When you think about searching out slashers from the eighties, you might not think of looking in Canada. You probably underestimate Canada’s impact on the rise of the subgenre.
I want to take a brief look at some of what Roger Ebert called Dead Teenager Movies that were made in Canada in the eighties, and then to look at two slashers that many consider to be the top two best slashers of all time: Black Christmas (1974) and My Bloody Valentine (1981).
Happy Birthday To Me (1981)
Director: J. Lee Thompson
Starring: Melissa Sue Anderson, Glenn Ford, Lawrence Dane, Sharon Acker, Frances Hyland, Tracey Bregman, and Lisa Langlois
Happy Birthday To Me is a Canadian film with a large cult following. Some fans, like myself, even consider the film to be a Giallo, with its killer sporting a trenchcoat and black gloves. It also has one of the most bizarre endings to any slasher film. ever. For many slasher fans, Canada’s Happy Birthday To Me is set firmly in their top five.
Prom Night (1980)
Director: Paul Lynch
Starring: Jamie Lee Curtis, Leslie Nielsen, Casey Stevens, Jeff Wincott, Anne-Marie Martin, Antoinette Bower, Michael Tough, and Robert A. Silverman
When it comes to Jamie Lee Curtis, I’ve always preferred Terror Train (1980) over Prom Night (1980). With that being said, I cannot deny the former film’s long lasting prominence. It makes up for its lack of gore with its charm. I’ve enjoyed most of the characters in Prom Night, and I especially love the disco soundtrack. It’s another Canadian slasher that has a great ending. While not the best that Canada has to offer, it’s still a genre classic.
Terror Train (1980)
Director: Roger Spottiswoode
Starring: Jamie Lee Curtis, Ben Johnson, Hart Bochner, David Copperfield, Sandee Currie, Derek Mckinnon, and Timothy Webber
Speaking of Terror Train, it just so happens to be the next movie on my list. After the popularity of Halloween (1978), a lot of slashers start popping up in 1980. Terror Train and the aforementioned Prom Night tried to bank in on the success of John Carpenter’s film. In case you haven’t guessed, Terror Train is basically a slasher on a train. I commend Director Roger Spottiswoode for trying to do something different.
I know the film is often criticized because of the many death scenes that are off camera. For me personally, the overall creepy vibe sustains the movie despite the lack of onscreen kills. It feels creepier and grittier than Prom Night. It’s also another Canadian film that has an amazing ending. These Canadians really like their cool endings.
Some more Canadian slashers I recommend watching are: Curtains (1983), Humongous (1982), Deadly Sins (1995), and Visiting Hours (1982). Not as good as the films listed above, but still worth checking out.

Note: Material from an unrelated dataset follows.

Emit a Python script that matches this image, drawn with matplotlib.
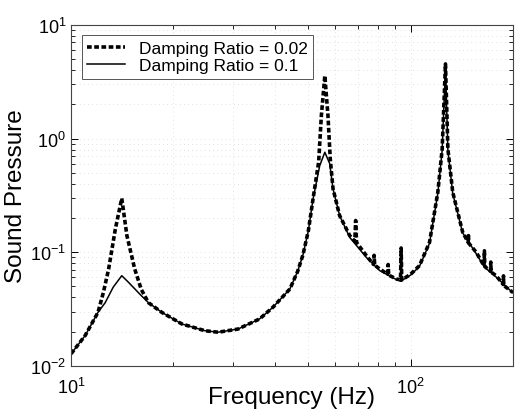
import matplotlib
matplotlib.use("Agg")
from matplotlib import pyplot as plt
from matplotlib.ticker import LogLocator, NullFormatter

plt.rcParams['font.family'] = ['Liberation Sans', 'DejaVu Sans']
plt.rcParams['mathtext.default'] = 'regular'

# damping ratio 0.02 (dashed)
freq_low = [10, 11.0, 12.0, 12.45, 12.9, 13.5, 14.1, 14.6, 15.4, 16.1, 16.9, 18.5,
            21.2, 24.8, 27.1, 31.0, 35.9, 39.3, 44.1, 46.5, 48.2, 50.0, 51.6, 53.6, 54.6, 55.9,
            57.1, 58.0, 59.1, 61.8, 66.2, 68.5, 68.9, 69.3, 74.1, 77.8, 78.1, 78.4,
            81.1, 85.6, 85.9, 86.2, 90.8, 93.4, 93.8, 94.2, 100, 106.2, 113.7,
            120.3, 123.9, 126.7, 128.8, 133.1, 142.4, 147.8, 148.1, 148.4, 156.1,
            164.6, 165, 165.4, 172.0, 172.3, 172.6, 178.7, 187.5, 187.8, 188.1, 200]
press_low = [0.0128, 0.0185, 0.0296, 0.0444, 0.0713, 0.160, 0.298, 0.140, 0.071, 0.047, 0.036, 0.0296,
             0.0234, 0.0204, 0.0198, 0.0211, 0.0259, 0.0328, 0.0475, 0.068, 0.095, 0.155, 0.294, 0.62, 1.59, 3.57,
             1.59, 0.66, 0.361, 0.210, 0.140, 0.125, 0.190, 0.122, 0.0933, 0.078, 0.094, 0.077,
             0.0713, 0.064, 0.078, 0.063, 0.0582, 0.057, 0.109, 0.057, 0.0640, 0.0762, 0.122,
             0.337, 0.809, 4.53, 0.81, 0.337, 0.150, 0.122, 0.140, 0.120, 0.100,
             0.076, 0.103, 0.075, 0.068, 0.082, 0.067, 0.0622, 0.052, 0.062, 0.051, 0.0444]

# damping ratio 0.1 (solid)
freq_high = [10, 11.0, 12.0, 12.6, 13.3, 14.1, 14.75, 16.1, 16.9, 18.5, 21.2, 24.8,
             27.1, 31.0, 35.9, 39.3, 44.1, 46.5, 48.2, 50.0, 51.6, 54.0, 55.9, 57.8, 59.1, 61.8,
             66.2, 74.1, 81.1, 90.8, 93.8, 100, 106.2, 113.7, 120.3, 123.9, 126.7,
             128.8, 133.1, 142.4, 156.1, 165, 178.7, 200]
press_high = [0.0128, 0.0185, 0.0296, 0.036, 0.0492, 0.0622, 0.0545, 0.0415, 0.036, 0.0296, 0.0234, 0.0204,
              0.0198, 0.0211, 0.0259, 0.0328, 0.0475, 0.068, 0.095, 0.155, 0.294, 0.578, 0.757, 0.60, 0.361, 0.210,
              0.135, 0.0900, 0.0690, 0.0575, 0.0560, 0.0630, 0.0750, 0.120, 0.330, 0.790, 4.3,
              0.79, 0.330, 0.148, 0.097, 0.074, 0.0605, 0.0440]

fig = plt.figure(figsize=(5.19, 4.10), dpi=100)
ax = fig.add_axes([0.137, 0.105, 0.851, 0.832])

ax.loglog(freq_low, press_low, color='black', lw=2.6, linestyle=(0, (1.3, 0.7)),
          label='Damping Ratio = 0.02')
ax.loglog(freq_high, press_high, color='black', lw=1.1, label='Damping Ratio = 0.1')

ax.set_xlim(10, 200)
ax.set_ylim(1e-2, 1e1)

ax.xaxis.set_major_locator(LogLocator(base=10))
ax.yaxis.set_major_locator(LogLocator(base=10))
ax.xaxis.set_minor_locator(LogLocator(base=10, subs=range(2, 10)))
ax.yaxis.set_minor_locator(LogLocator(base=10, subs=range(2, 10)))
ax.xaxis.set_minor_formatter(NullFormatter())
ax.yaxis.set_minor_formatter(NullFormatter())

ax.tick_params(which='both', direction='in', top=True, right=True, labelsize=13, colors='black')
ax.tick_params(which='major', length=5, width=0.7)
ax.tick_params(which='minor', length=3, width=0.6)
ax.tick_params(axis='x', pad=8)

ax.grid(which='both', linestyle=(0, (1, 5)), linewidth=0.5, color='#c8c8c8')
for s in ax.spines.values():
    s.set_color('#444444')
    s.set_linewidth(0.8)

ax.set_xlabel('Frequency (Hz)', fontsize=17.5, labelpad=-8)
ax.set_ylabel('Sound Pressure', fontsize=17.5, labelpad=2)

leg = ax.legend(loc='upper left', fontsize=12.5, handlelength=2.2, handletextpad=0.8,
                borderpad=0.3, labelspacing=0.15, fancybox=False, framealpha=1,
                borderaxespad=0.6)
leg.get_frame().set_edgecolor('#555555')
leg.get_frame().set_linewidth(0.7)

fig.savefig('out.png', dpi=100)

No two movies have had a greater impact on the Canadian slasher subgenre than Black Christmas and My Bloody Valentine. There will always be a debate on which movie should be considered the first Great White North slasher. In my opinion, however, Black Christmas started the whole thing.
Black Christmas (1974)
Director: Bob Clark
Starring: Olivia Hussey, Keir Dullea, Margot Kidder, John Saxon, Marian Waldman, Andrea Martin, Doug McGrath, and Nick Mancuso
Black Christmas was one of the first horror films to have the killer camera POV, which heavily inspired John Carpenter’s Halloween (1978).
Also in Black Christmas are the creative, elaborate death scenes that have become a staple in the slasher subgenre. The film sets up character archetypes in the Final Girl, the Mean Girl, and The Virgin, which can be seen in later slashers. The lasting impact of Black Christmas on the slasher genre can’t be ignored.
My Bloody Valentine (1981)
Director: George Mihalka
Starring: Paul Kelman, Lori Hallier, Neil Affleck, Keith Knight, and Cynthia Dale
When it comes to low budget slashers from the eighties, many fans will attest that My Bloody Valentine is the best one. If you aren’t familiar with the film, you might think that it is a typical holiday slasher. What makes My Bloody Valentine stand out above the rest is its killer’s origin, their reasons for taking down victims, and the amazing cast.
The most important factor in My Bloody Valentine is the story itself. Most low budget slashers from the eighties didn’t put much effort into characterization or plot. If you’ve seen My Bloody Valentine, you can tell that the Director George Mihalka put a lot of work into the making of this movie, and it really makes it stand out for that reason alone. This film is simply one of the best slashers in the genre.
One can clearly see the impact that Canada has made on the slasher subgenre. To many fans, My Bloody Valentine and Black Christmas are two of the best slashers to come out in the eighties, with Happy Birthday To Me, Terror Train and Prom Night hanging out at the top of their lists. Overall, I’d say that Canada’s impact on the slasher genre is more substantial than what some might have initially thought.